_RAW RECORDS_:
---*---
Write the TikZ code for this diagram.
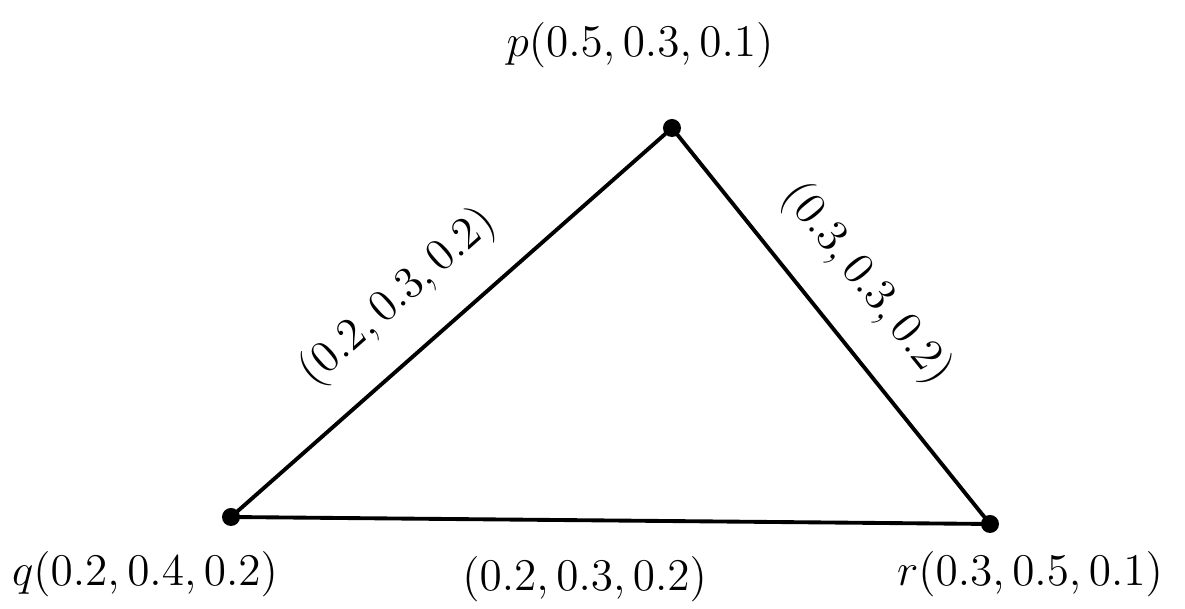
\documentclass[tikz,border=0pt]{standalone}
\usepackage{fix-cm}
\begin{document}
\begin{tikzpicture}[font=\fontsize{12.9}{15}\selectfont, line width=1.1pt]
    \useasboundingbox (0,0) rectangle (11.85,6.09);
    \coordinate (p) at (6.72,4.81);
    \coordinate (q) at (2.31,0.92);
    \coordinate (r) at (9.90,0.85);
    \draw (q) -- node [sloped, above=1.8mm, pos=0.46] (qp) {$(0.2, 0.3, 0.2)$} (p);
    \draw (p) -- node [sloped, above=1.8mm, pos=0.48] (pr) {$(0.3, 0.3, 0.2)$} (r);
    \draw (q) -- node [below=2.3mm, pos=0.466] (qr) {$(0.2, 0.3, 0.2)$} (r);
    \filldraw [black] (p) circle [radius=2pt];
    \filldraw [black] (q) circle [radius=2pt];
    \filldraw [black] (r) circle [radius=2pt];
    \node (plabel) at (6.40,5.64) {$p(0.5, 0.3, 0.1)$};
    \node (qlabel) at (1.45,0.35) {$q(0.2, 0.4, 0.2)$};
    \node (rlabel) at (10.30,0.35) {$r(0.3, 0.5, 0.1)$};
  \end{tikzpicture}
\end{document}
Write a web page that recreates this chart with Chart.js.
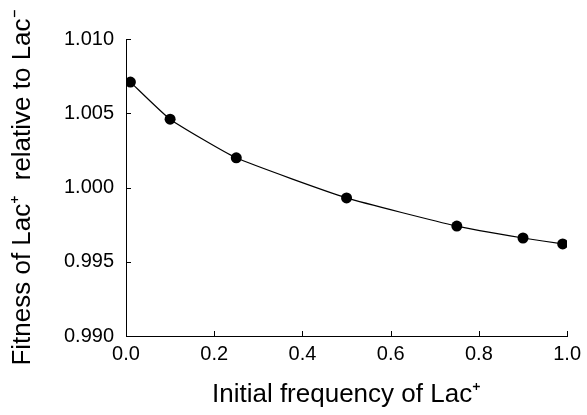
---*---
_WHAT IS EXPECTED_: Copy every record above exactly as written, but leave out the pictures.

_EXPECTED ANSWER_:
Write the TikZ code for this diagram.
\documentclass[tikz,border=0pt]{standalone}
\usepackage{fix-cm}
\begin{document}
\begin{tikzpicture}[font=\fontsize{12.9}{15}\selectfont, line width=1.1pt]
    \useasboundingbox (0,0) rectangle (11.85,6.09);
    \coordinate (p) at (6.72,4.81);
    \coordinate (q) at (2.31,0.92);
    \coordinate (r) at (9.90,0.85);
    \draw (q) -- node [sloped, above=1.8mm, pos=0.46] (qp) {$(0.2, 0.3, 0.2)$} (p);
    \draw (p) -- node [sloped, above=1.8mm, pos=0.48] (pr) {$(0.3, 0.3, 0.2)$} (r);
    \draw (q) -- node [below=2.3mm, pos=0.466] (qr) {$(0.2, 0.3, 0.2)$} (r);
    \filldraw [black] (p) circle [radius=2pt];
    \filldraw [black] (q) circle [radius=2pt];
    \filldraw [black] (r) circle [radius=2pt];
    \node (plabel) at (6.40,5.64) {$p(0.5, 0.3, 0.1)$};
    \node (qlabel) at (1.45,0.35) {$q(0.2, 0.4, 0.2)$};
    \node (rlabel) at (10.30,0.35) {$r(0.3, 0.5, 0.1)$};
  \end{tikzpicture}
\end{document}
Write a web page that recreates this chart with Chart.js.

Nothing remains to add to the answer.